Başbakan Yıldırım Türkiye’deki Suriyeliler hakkında da son dönemde duymaya alışık olunmadık değerlendirmede bulundu. 3 milyon civarında Suriyeli mülteciye ev sahipliği yapan Türkiye’de Suriyeliler’e vatandaşlık verilmesi gündemdeyken Yıldırım, çözüm devreye girdikten sonra Suriyeli mültecilerin ülkelerine döneceklerinin altını çizdi: “Meselenin Türkiye’yle ilgili en önemli kısmına gelince. Çözüm devreye girdikten sonra Türkiye dahil bölge ülkelerine sığınmak ve kaçmak zorunda kalan Suriyeliler belirli programla ülkelerine dönecek. Sadece Türkiye’dekiler değil Ürdün, Lübnan ve diğer noktalardaki sığınmacılar da…”

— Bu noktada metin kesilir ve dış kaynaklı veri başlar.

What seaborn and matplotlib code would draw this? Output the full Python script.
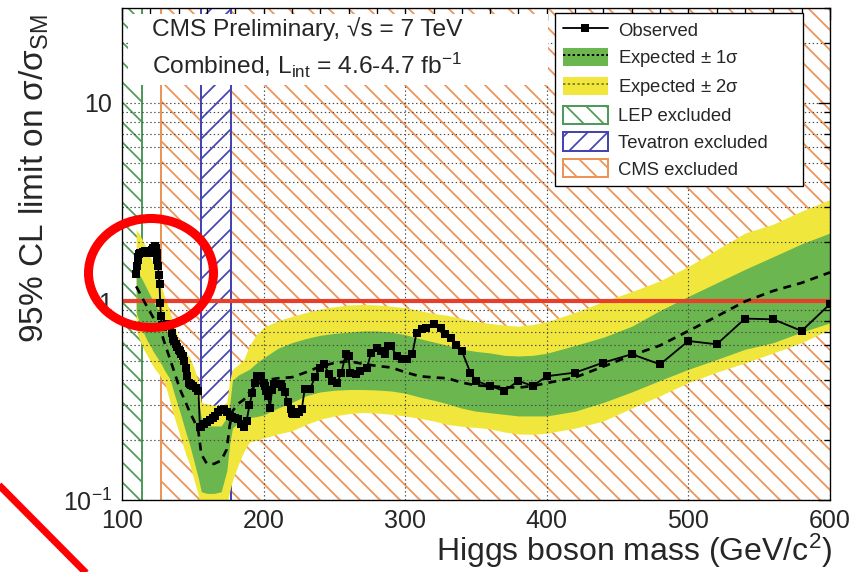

İran Dışişleri Bakan Yardımcısı: “Suriye konusunda Türkiye ile ana ilkelerde anlaşma sağlandı”

Bu arada Yakındoğu Haber internet sitesinin Fars Haber Ajansı’ndan aktardığına göre, Tahran’ı ziyaret eden Rusya Dışişleri Bakan Yardımcısı Mihail Bogdanov’la görüşmesinin ardından bir açıklama yapan İran Dışişleri Bakan Yardımcısı Hüseyin Cabiri Ensari, Suriye konusunda Türkiye ile ana ilkelerde anlaşma sağlandığını açıkladı.

Ensari, “Dışişleri Bakanımız Zarif’in son Ankara ziyaretinde Suriye krizinin çözümü konusundaki ana ilkeler, iki ülkenin öngördüğü ortak ilkeler ve özellikle de Suriye’nin toprak bütünlüğünün ve ulusal birliğinin korunması konularında genel olarak anlaşmaya varıldı. Ayrıca her iki taraf da Suriye halkının oylarıyla kapsamlı bir ulusal hükümetin kurulması konusunda mutabık kaldılar. Bunlar, gerçi genel ilkelerdir; ancak bu konuda anlaşmak için bu ana ilkelerin Suriye krizine tercümesine dair başka ön adımlar atılabilir,” dedi.

Bogdanov: “Türkiye-İran-Rusya üçlü görüşmeleri mümkün”

Ensari’nin görüşmesinin ardından Interfax ajansına konuşan Rusya Dışişleri Bakan Yardımcısı ve Kremlin Ortadoğu Özel Temsilcisi Mihail Bogdanov ise "Rusya, İran ve Türkiye’nin Suriye ile Ortadoğu konularında aktif ikili görüşmeler gerçekleştirme kararı aldığını ve bu temasların bakanlıklar seviyesinde üçlü görüşmelere dönüşmesinin mümkün olduğunu söyledi.